If you’re reading this post in real time, the seminar will be repeated in an hour.
So what’s the big deal? Well for the first half an hour Versace showed us the difference between how film (which is linear) and digital (which is digital – duh!) differs when it comes to rendering a black and white image.
The explanation is way too technical for me to reproduce here (and besides I’d probably screw it up) but it comes down to this: You can’t just turn down the saturation in your editing software and expect a digital image to be capable of reproducing all the 16,000 levels of grey found in a film-based image which is using all three channels (red, green, blue) of information differently.
Now if that doesn’t confuse you I don’t know what will.

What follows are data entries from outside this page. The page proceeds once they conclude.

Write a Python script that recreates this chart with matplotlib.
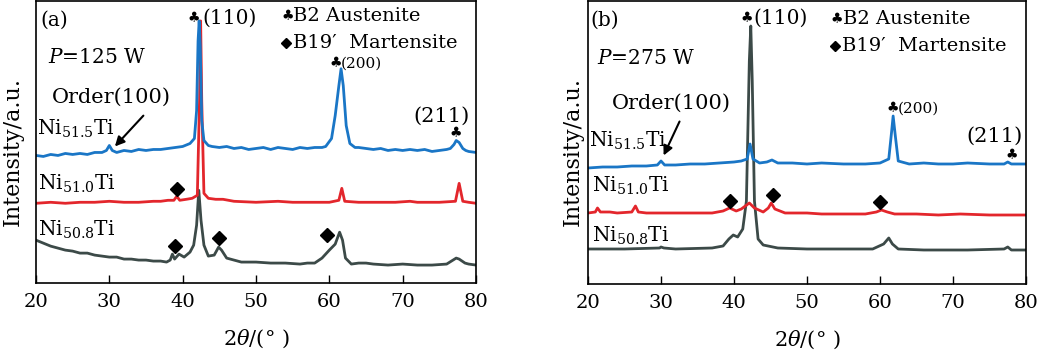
import matplotlib
matplotlib.use("Agg")
import matplotlib.pyplot as plt

plt.rcParams['font.family'] = ['DejaVu Serif', 'DejaVu Sans']
plt.rcParams['mathtext.fontset'] = 'dejavuserif'

# ---------------- data (2theta in degrees, intensity in a.u.) ----------------
# Panel (a): P = 125 W
a_blue_x = [20, 21, 22, 23, 24, 25, 26, 27, 28, 29, 29.6, 30.0, 30.4, 31, 32, 33, 34, 35, 36, 37, 38, 39, 40, 41, 41.6,
            41.9, 42.1, 42.25, 42.4, 42.6, 42.9, 43.5, 44, 45, 46, 47, 48, 49, 50, 51, 52, 53, 54, 55, 56, 57, 58, 59,
            59.5, 60.3, 60.8, 61.3, 61.6, 61.9, 62.3, 62.8, 63.5, 64, 65, 66, 67, 68, 69, 70, 71, 72, 73, 74, 75, 76,
            76.5, 77.0, 77.3, 77.7, 78.2, 78.6, 79, 80]
a_blue_y = [128, 127, 129, 128, 130, 129, 130, 129, 131, 131, 133, 138, 133, 131, 133, 132, 134, 133, 134, 134, 135, 136,
            137, 140, 145, 173, 243, 263, 238, 163, 143, 138, 137, 136, 137, 135, 136, 134, 135, 136, 134, 136, 135, 134,
            136, 135, 136, 136, 137, 145, 168, 198, 215, 198, 158, 140, 136, 136, 135, 134, 135, 133, 134, 133, 134,
            133, 134, 132, 133, 134, 135, 139, 143, 141, 135, 133, 132, 131]

a_red_x = [20, 22, 24, 26, 28, 30, 32, 34, 36, 37, 38, 38.8, 39.2, 39.6, 40.5, 41.3, 42.0, 42.3, 42.45, 42.6, 42.9, 43.5,
           44.5, 45.5, 47, 50, 53, 55, 58, 60, 61.3, 61.7, 62.1, 64, 66, 69, 71, 72, 75, 77.2, 77.7, 78.2, 79, 80]
a_red_y = [80, 81, 80, 81, 81, 82, 81, 81, 82, 82, 83, 83, 87, 83, 84, 85, 88, 183, 263, 183, 90, 85,
           84, 84, 82, 81, 82, 81, 81, 81, 83, 95, 82, 81, 81, 81, 82, 81, 81, 82, 100, 82, 81, 80]

a_gray_x = [20, 21, 22, 23, 24, 25, 26, 27, 28, 29, 30, 31, 32, 33, 34, 35, 36, 37, 37.8, 38.3, 38.6, 38.9, 39.5, 40.2,
            41.0, 41.5, 41.9, 42.2, 42.5, 42.9, 43.5, 44.3, 44.9, 45.3, 46, 47, 48, 50, 52, 54, 56, 57, 58, 59, 60,
            60.8, 61.4, 61.8, 62.2, 63, 64, 65, 66, 68, 70, 72, 74, 76, 77.3, 77.7, 78.5, 79, 80]
a_gray_y = [43, 40, 37, 35, 33, 32, 30, 30, 28, 27, 26, 26, 24, 24, 23, 23, 22, 22, 21, 23, 29, 24, 29, 26,
            31, 38, 58, 93, 63, 38, 27, 28, 36, 33, 25, 23, 21, 21, 20, 20, 19, 20, 20, 25, 33,
            39, 51, 43, 25, 19, 20, 20, 19, 18, 19, 18, 18, 19, 25, 24, 20, 19, 18]

# Panel (b): P = 275 W
b_blue_x = [20, 22, 24, 26, 28, 29.5, 30, 30.5, 32, 34, 36, 38, 40, 41, 41.8, 42.2, 42.6, 43.5, 44.5, 45.2, 46, 48, 50,
            52, 55, 58, 60, 61.2, 61.6, 61.8, 62.1, 62.5, 64, 66, 68, 70, 72, 75, 77, 77.5, 78, 80]
b_blue_y = [116, 117, 117, 118, 118, 119, 123, 119, 119, 120, 120, 121, 122, 123, 125, 140, 125, 121, 122, 124, 121, 121,
            120, 121, 120, 120, 121, 125, 153, 168, 148, 123, 120, 121, 120, 120, 121, 120, 120, 122, 120, 120]

b_red_x = [20, 21, 21.3, 21.7, 23, 24, 26, 26.5, 26.9, 28, 30, 32, 34, 36, 37, 38.5, 39.4, 40.3, 41, 42.1, 42.8, 44,
           44.7, 45.1, 45.6, 47, 50, 52, 55, 58, 59.5, 60.2, 61, 62, 65, 68, 71, 75, 78, 80]
b_red_y = [71, 72, 76, 72, 72, 71, 72, 78, 72, 71, 71, 71, 71, 71, 71, 73, 76, 73, 75, 81, 76, 72,
           76, 81, 75, 71, 71, 70, 70, 70, 72, 74, 72, 70, 70, 69, 70, 69, 69, 69]

b_gray_x = [20, 25, 29.8, 30, 30.4, 32, 37, 38.5, 39.3, 39.9, 40.5, 41.2, 41.7, 42.1, 42.3, 42.5, 42.8, 43.3, 44, 46, 50,
            55, 59, 60.5, 61.2, 61.7, 62.5, 66, 72, 77, 77.5, 78, 80]
b_gray_y = [35, 35, 36, 37, 36, 35, 36, 38, 45, 49, 47, 55, 83, 223, 258, 203, 83, 45, 39, 36, 35,
            35, 35, 40, 46, 40, 35, 34, 34, 35, 37, 34, 34]

sample_labels = ["Ni$_{51.5}$Ti", "Ni$_{51.0}$Ti", "Ni$_{50.8}$Ti"]
x_ticks = [20, 30, 40, 50, 60, 70, 80]

# martensite markers (2theta, intensity)
a_dia_x = [39.2, 38.9, 45.0, 59.7]
a_dia_y = [94, 37, 45, 48]
b_dia_x = [39.5, 45.3, 60.0]
b_dia_y = [83, 89, 82]

BLUE = '#1a76c6'
RED = '#e3262c'
GRAY = '#3c4a48'

fig = plt.figure(figsize=(10.4, 3.51), dpi=100)
W, H = 1040, 351


def make_ax(left, right, top, bottom):
    return fig.add_axes([left / W, 1 - bottom / H, (right - left) / W, (bottom - top) / H])


axA = make_ax(36, 476, 1, 283)
axB = make_ax(588, 1026, 1, 284)

TS = 14.5
CLUB = dict(family=['DejaVu Sans'], fontsize=10, fontweight='bold')


def style(ax):
    ax.set_xlim(20, 80)
    ax.set_ylim(0, 283)
    ax.set_yticks([])
    ax.set_xticks(x_ticks)
    ax.tick_params(axis='x', direction='in', length=6, width=1, labelsize=14, pad=7)
    for s in ax.spines.values():
        s.set_linewidth(1.2)
    ax.set_xlabel(r"2$\theta$/(° )", fontsize=15, labelpad=12)


for ax, data, dia in [
    (axA, [(a_gray_x, a_gray_y, GRAY), (a_red_x, a_red_y, RED), (a_blue_x, a_blue_y, BLUE)], (a_dia_x, a_dia_y)),
    (axB, [(b_gray_x, b_gray_y, GRAY), (b_red_x, b_red_y, RED), (b_blue_x, b_blue_y, BLUE)], (b_dia_x, b_dia_y)),
]:
    for x, y, c in data:
        ax.plot(x, y, color=c, lw=2.0)
    ax.plot(dia[0], dia[1], 'D', color='black', ms=7, ls='none')
    style(ax)

fig.text(13 / W, 1 - 152 / H, "Intensity/a.u.", rotation=90, fontsize=16, ha='center', va='center')
fig.text(573 / W, 1 - 152 / H, "Intensity/a.u.", rotation=90, fontsize=16, ha='center', va='center')

# ---- panel (a) annotations ----
axA.text(20.6, 264, "(a)", fontsize=TS, va='center')
axA.text(21.6, 226, "$P$=125 W", fontsize=TS, va='center')
axA.text(22.2, 186, "Order(100)", fontsize=15, va='center')
axA.annotate("", xy=(30.5, 135), xytext=(34.9, 170),
             arrowprops=dict(arrowstyle='-|>', color='black', lw=1.5, mutation_scale=14))
axA.text(20.1, 155, sample_labels[0], fontsize=TS, va='center')
axA.text(20.3, 100, sample_labels[1], fontsize=TS, va='center')
axA.text(20.3, 53, sample_labels[2], fontsize=TS, va='center')
axA.text(41.5, 266, "♣", va='center', ha='center', **CLUB)
axA.text(42.7, 266, "(110)", fontsize=TS, va='center')
axA.text(54.3, 268, "♣", va='center', ha='center', **CLUB)
axA.text(55.1, 268, "B2 Austenite", fontsize=14, va='center')
axA.plot([54.1], [241], 'D', color='black', ms=5)
axA.text(55.0, 241, "B19′  Martensite", fontsize=14, va='center')
axA.text(60.9, 221, "♣", va='center', ha='center', **CLUB)
axA.text(61.6, 220, "(200)", fontsize=11, va='center')
axA.text(71.5, 167, "(211)", fontsize=15, va='center')
axA.text(77.3, 150, "♣", va='center', ha='center', **CLUB)

# ---- panel (b) annotations ----
axB.text(20.3, 264, "(b)", fontsize=TS, va='center')
axB.text(21.3, 226, "$P$=275 W", fontsize=TS, va='center')
axB.text(23.3, 181, "Order(100)", fontsize=15, va='center')
axB.annotate("", xy=(30.2, 126), xytext=(32.7, 165),
             arrowprops=dict(arrowstyle='-|>', color='black', lw=1.5, mutation_scale=14))
axB.text(20.2, 143, sample_labels[0], fontsize=TS, va='center')
axB.text(20.5, 98, sample_labels[1], fontsize=TS, va='center')
axB.text(20.5, 48, sample_labels[2], fontsize=TS, va='center')
axB.text(41.8, 266, "♣", va='center', ha='center', **CLUB)
axB.text(42.6, 266, "(110)", fontsize=TS, va='center')
axB.text(54.1, 265, "♣", va='center', ha='center', **CLUB)
axB.text(54.9, 265, "B2 Austenite", fontsize=14, va='center')
axB.plot([53.9], [238], 'D', color='black', ms=5)
axB.text(54.8, 238, "B19′  Martensite", fontsize=14, va='center')
axB.text(61.7, 176, "♣", va='center', ha='center', **CLUB)
axB.text(62.4, 175, "(200)", fontsize=11, va='center')
axB.text(71.9, 148, "(211)", fontsize=15, va='center')
axB.text(78.0, 129, "♣", va='center', ha='center', **CLUB)

fig.savefig("out.png", dpi=100)
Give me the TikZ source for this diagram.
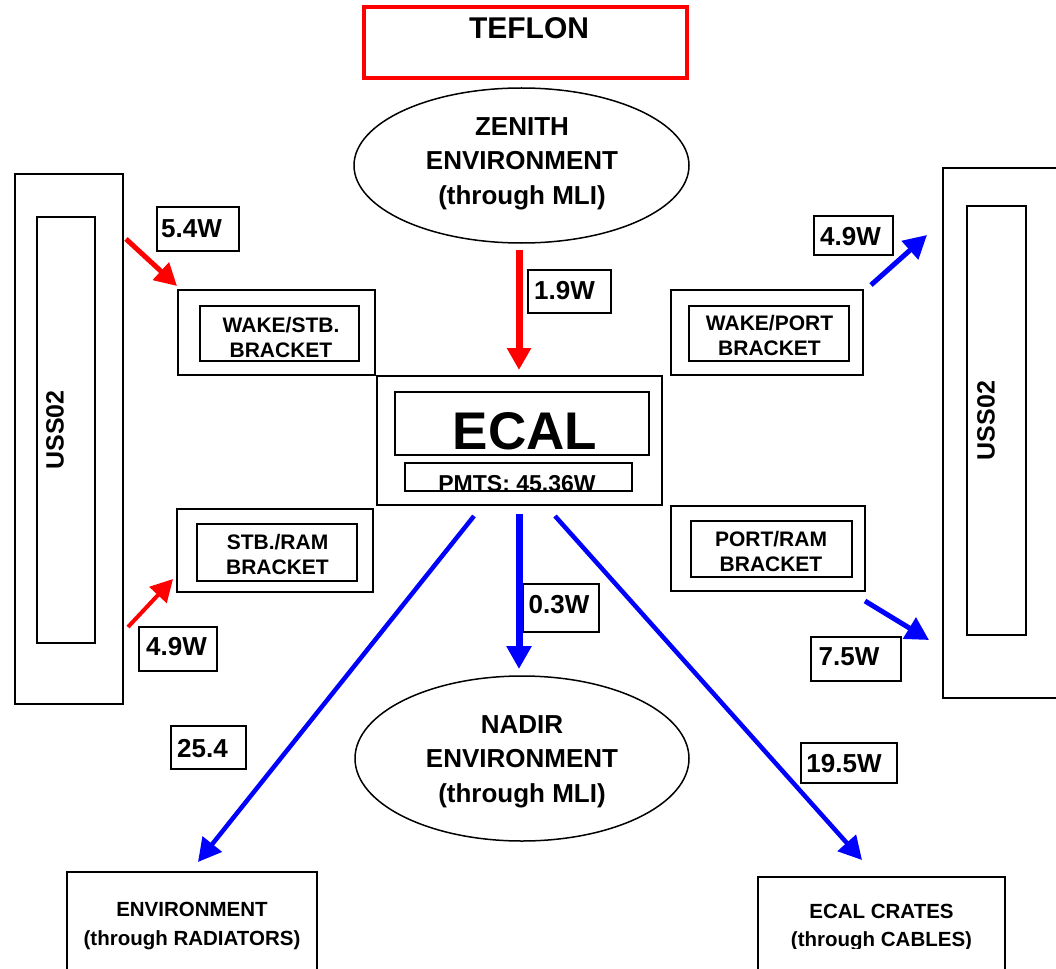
\documentclass[tikz,border=0pt]{standalone}
\usepackage{fontspec}
\setmainfont{Liberation Sans}
\usetikzlibrary{arrows.meta,shapes.geometric}
\newcommand\myfs[2]{\fontsize{#1}{#2}\selectfont\bfseries}
\begin{document}
\begin{tikzpicture}[x=1pt,y=-1pt,
  box/.style={draw, line width=2pt, inner sep=0pt, rectangle},
  ell/.style={draw, ellipse, line width=1.5pt, inner sep=0pt},
  txt/.style={inner sep=0pt, align=center},
  lbl/.style={inner sep=0pt, anchor=base, font=\myfs{26}{26}},
  brk/.style={txt, font=\myfs{21}{25.5}},
  redarr/.style={draw=red, -{Triangle[length=22pt,width=23pt]}},
  bluearr/.style={draw=blue, -{Triangle[length=23pt,width=24pt]}},
]
\useasboundingbox (0,0) rectangle (1056,968);
\clip (0,0) rectangle (1056,968);

% TEFLON
\node[box, draw=red, line width=3.5pt, minimum width=323, minimum height=71] (teflon) at (525.5,42.5) {};
\node[lbl, font=\myfs{30}{30}] (tefltxt) at (529,39) {TEFLON};

% Zenith / Nadir
\node[ell, minimum width=335, minimum height=155] (zenith) at (521.5,165.5) {};
\node[txt, font=\myfs{26}{34.5}] (zenithtxt) at (522,163.5) {ZENITH\\ENVIRONMENT\\(through MLI)};
\node[ell, minimum width=334, minimum height=165] (nadir) at (522,758.5) {};
\node[txt, font=\myfs{26}{34.5}] (nadirtxt) at (522,761.5) {NADIR\\ENVIRONMENT\\(through MLI)};

% ECAL
\node[box, minimum width=285, minimum height=129] (ecal) at (519.5,440.5) {};
\node[box, minimum width=254, minimum height=63] (ecalin) at (522,423.5) {};
\node[lbl, font=\myfs{53}{53}] (ecaltxt) at (525,449) {ECAL};
\begin{scope}
  \clip (405,463) rectangle (632,490);
  \node[lbl, font=\myfs{23}{23}] (pmtstxt) at (517,491.5) {PMTS: 45.36W};
\end{scope}
\node[box, minimum width=227, minimum height=28] (pmts) at (518.5,477) {};

% USS02
\node[box, minimum width=108, minimum height=530] (ussL) at (69,439) {};
\node[box, minimum width=57.5, minimum height=426] (ussLin) at (65.75,430) {};
\node[inner sep=0pt, rotate=90, font=\myfs{25}{25}] (ussLtxt) at (55,430) {USS02};
\node[box, minimum width=137, minimum height=530] (ussR) at (1011.5,433) {};
\node[box, minimum width=59, minimum height=429] (ussRin) at (996.5,420.5) {};
\node[inner sep=0pt, rotate=90, font=\myfs{25}{25}] (ussRtxt) at (986,420.5) {USS02};

% Brackets
\node[box, minimum width=197, minimum height=85] (wsb) at (276.5,332.5) {};
\node[box, minimum width=159, minimum height=55] (wsbin) at (279.5,333.5) {};
\node[brk] (wsbtxt) at (281,337.4) {WAKE/STB.\\BRACKET};
\node[box, minimum width=196, minimum height=83] (srb) at (275,550.5) {};
\node[box, minimum width=160, minimum height=57] (srbin) at (277,552.5) {};
\node[brk] (srbtxt) at (277.5,554.4) {STB./RAM\\BRACKET};
\node[box, minimum width=192, minimum height=85] (wpb) at (767,332.5) {};
\node[box, minimum width=160, minimum height=55] (wpbin) at (769,333.5) {};
\node[brk] (wpbtxt) at (769.5,335.4) {WAKE/PORT\\BRACKET};
\node[box, minimum width=194, minimum height=85] (prb) at (768,548.5) {};
\node[box, minimum width=161, minimum height=56] (prbin) at (771.5,549) {};
\node[brk] (prbtxt) at (771,551.4) {PORT/RAM\\BRACKET};

% Bottom boxes
\node[box, minimum width=250, minimum height=108, font=\myfs{20.5}{28.5}, align=center] (envrad) at (192,926) {ENVIRONMENT\\(through RADIATORS)};
\node[box, minimum width=247, minimum height=102] (crates) at (881.5,928) {};
\begin{scope}
  \clip (700,850) rectangle (1056,948);
  \node[txt, font=\myfs{20.5}{28.5}] (cratestxt) at (881.5,927.75) {ECAL CRATES\\(through CABLES)};
\end{scope}

% Value labels
\node[box, minimum width=82, minimum height=44] (b54) at (198,229) {};
\node[lbl] (t54) at (191.5,237) {5.4W};
\node[box, minimum width=83, minimum height=43] (b19) at (569.5,291.5) {};
\node[lbl] (t19) at (564.5,299) {1.9W};
\node[box, minimum width=79, minimum height=39] (b49r) at (853.5,235.5) {};
\node[lbl] (t49r) at (850.5,245) {4.9W};
\node[box, minimum width=78, minimum height=44] (b49l) at (178,649) {};
\node[lbl] (t49l) at (176.5,655) {4.9W};
\node[box, minimum width=76, minimum height=48] (b03) at (561,608) {};
\node[lbl] (t03) at (559,613) {0.3W};
\node[box, minimum width=90, minimum height=44] (b75) at (856,659) {};
\node[lbl] (t75) at (849,665) {7.5W};
\node[box, minimum width=75, minimum height=43] (b254) at (208.5,747.5) {};
\node[lbl] (t254) at (202.5,757) {25.4};
\node[box, minimum width=96, minimum height=40] (b195) at (849,763) {};
\node[lbl] (t195) at (844,772) {19.5W};

% Arrow end points
\coordinate (zs) at (519,250);   \coordinate (ze) at (519,370);
\coordinate (a54s) at (126,239); \coordinate (a54e) at (177,286);
\coordinate (a49ls) at (128,627); \coordinate (a49le) at (173,579);
\coordinate (a49rs) at (871,285); \coordinate (a49re) at (927,235);
\coordinate (a75s) at (865,601); \coordinate (a75e) at (929,640);
\coordinate (ens) at (474,516);  \coordinate (ene) at (198,862);
\coordinate (nas) at (519,514);  \coordinate (nae) at (519,669);
\coordinate (crs) at (555,516);  \coordinate (cre) at (862,860);

% Arrows
\draw[redarr, line width=7pt] (zs) -- (ze);
\draw[redarr, line width=5pt] (a54s) -- (a54e);
\draw[redarr, line width=4pt] (a49ls) -- (a49le);
\draw[bluearr, line width=5pt] (a49rs) -- (a49re);
\draw[bluearr, line width=5pt] (a75s) -- (a75e);
\draw[bluearr, line width=4.5pt] (ens) -- (ene);
\draw[bluearr, line width=7pt] (nas) -- (nae);
\draw[bluearr, line width=4.5pt] (crs) -- (cre);
\end{tikzpicture}
\end{document}
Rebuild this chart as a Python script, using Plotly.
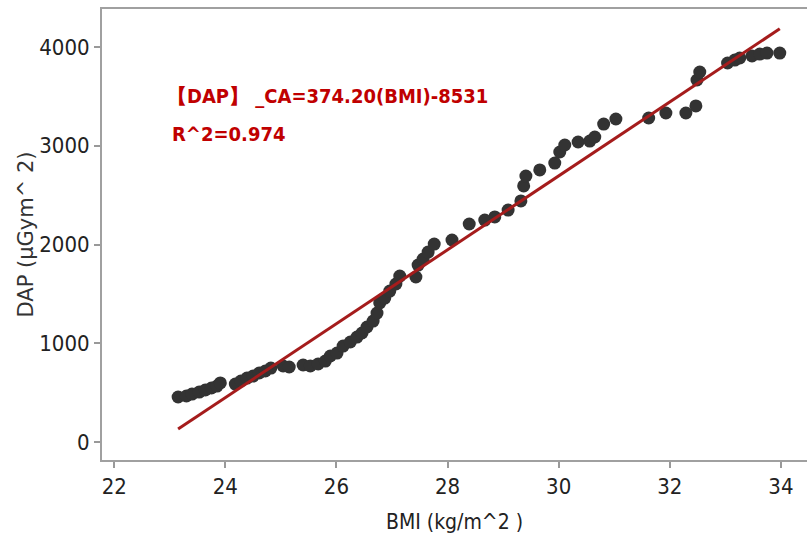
import plotly.graph_objects as go

bmi = [23.15, 23.30, 23.40, 23.53, 23.64, 23.75, 23.85, 23.91,
       24.18, 24.28, 24.39, 24.50, 24.61, 24.72, 24.82,
       25.04, 25.15,
       25.40, 25.53, 25.67, 25.80, 25.89, 26.01, 26.12, 26.25, 26.37, 26.46, 26.55,
       26.66, 26.73, 26.78, 26.87, 26.96, 27.07, 27.14,
       27.43, 27.47, 27.56, 27.65, 27.76,
       28.08, 28.39, 28.67, 28.85, 29.09, 29.32, 29.37, 29.41,
       29.66, 29.93, 30.02, 30.11, 30.35, 30.56, 30.65, 30.81, 31.03,
       31.62, 31.93, 32.29, 32.47, 32.49, 32.54,
       33.04, 33.17, 33.26, 33.48, 33.62, 33.75, 33.98]
dap = [456, 466, 486, 506, 527, 547, 567, 598,
       587, 618, 648, 668, 699, 719, 749,
       770, 760,
       780, 770, 790, 820, 871, 901, 972, 1013, 1063, 1104, 1165,
       1225, 1306, 1408, 1458, 1529, 1600, 1681,
       1671, 1792, 1853, 1924, 2005,
       2046, 2208, 2248, 2279, 2349, 2441, 2593, 2694,
       2755, 2825, 2937, 3008, 3038, 3048, 3089, 3220, 3271,
       3281, 3332, 3332, 3403, 3666, 3747,
       3838, 3868, 3889, 3909, 3929, 3939, 3939]

slope = 374.20
intercept = -8531
eq_text = "【DAP】 _CA=374.20(BMI)-8531"
r2_text = "R^2=0.974"
x_ticks = [22, 24, 26, 28, 30, 32, 34]
y_ticks = [0, 1000, 2000, 3000, 4000]

narrow = "DejaVu Sans Condensed, sans-serif"

x0, x1 = min(bmi), max(bmi)
fig = go.Figure()
fig.add_trace(go.Scatter(x=bmi, y=dap, mode="markers",
                         marker=dict(symbol="circle", size=13, color="#333333"),
                         showlegend=False))
fig.add_trace(go.Scatter(x=[x0, x1], y=[slope * x0 + intercept, slope * x1 + intercept],
                         mode="lines", line=dict(color="#a51c1c", width=3),
                         showlegend=False))

fig.add_annotation(x=0.09, y=0.807, xref="paper", yref="paper", text="<b>" + eq_text + "</b>",
                   showarrow=False, xanchor="left", yanchor="middle",
                   font=dict(family=narrow, size=20, color="#c00000"))
fig.add_annotation(x=0.097, y=0.723, xref="paper", yref="paper", text="<b>" + r2_text + "</b>",
                   showarrow=False, xanchor="left", yanchor="middle",
                   font=dict(family=narrow, size=20, color="#c00000"))

fig.update_layout(
    width=807, height=555,
    margin=dict(l=102, r=0, t=9, b=95),
    plot_bgcolor="white", paper_bgcolor="white",
    font=dict(family=narrow, color="#222222"),
)
fig.update_xaxes(range=[21.78, 34.47], tickvals=x_ticks, ticks="outside", ticklen=6,
                 tickcolor="#999999", tickwidth=1.5,
                 showgrid=False, zeroline=False, showline=True, linecolor="#a0a0a0",
                 linewidth=2, mirror=True, tickfont=dict(size=22, family=narrow),
                 title=dict(text="BMI (kg/m^2 )", font=dict(size=21, family=narrow), standoff=16))
fig.update_yaxes(range=[-182, 4385], tickvals=y_ticks, ticks="outside", ticklen=6,
                 tickcolor="#999999", tickwidth=1.5,
                 showgrid=False, zeroline=False, showline=True, linecolor="#a0a0a0",
                 linewidth=2, tickfont=dict(size=22, family=narrow),
                 title=dict(text="DAP (µGym^ 2)", font=dict(size=21, family="DejaVu Sans, sans-serif", color="#333333"), standoff=0))

fig.write_html("out.html")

Here’s what Vincent did: Using simple images he showed how digital editing software can treat different colours exactly the same when desaturating while NIK’s Silver Efex Pro recreates (I hope I’m describing this properly.) the tonal spread from real black to real with all the shades of grey not just in luminance (brightness) but in the three colour channels as well.
Remember when you (or maybe your dad) shot black and white. If he was shooting landscapes or portraits he might have used red, yellow, green or blue filters to modify the black and white image. That’s a lot like what Silver Efex Pro does in software.
If you’re serious about shooting in black and white this workshop is terrific and so is Silver Efex Pro. Versace also has a new book coming out called “Oz to Kansas” (I’ve got the DVD set.) which explains this black and white conversion a whole lot better than I just did.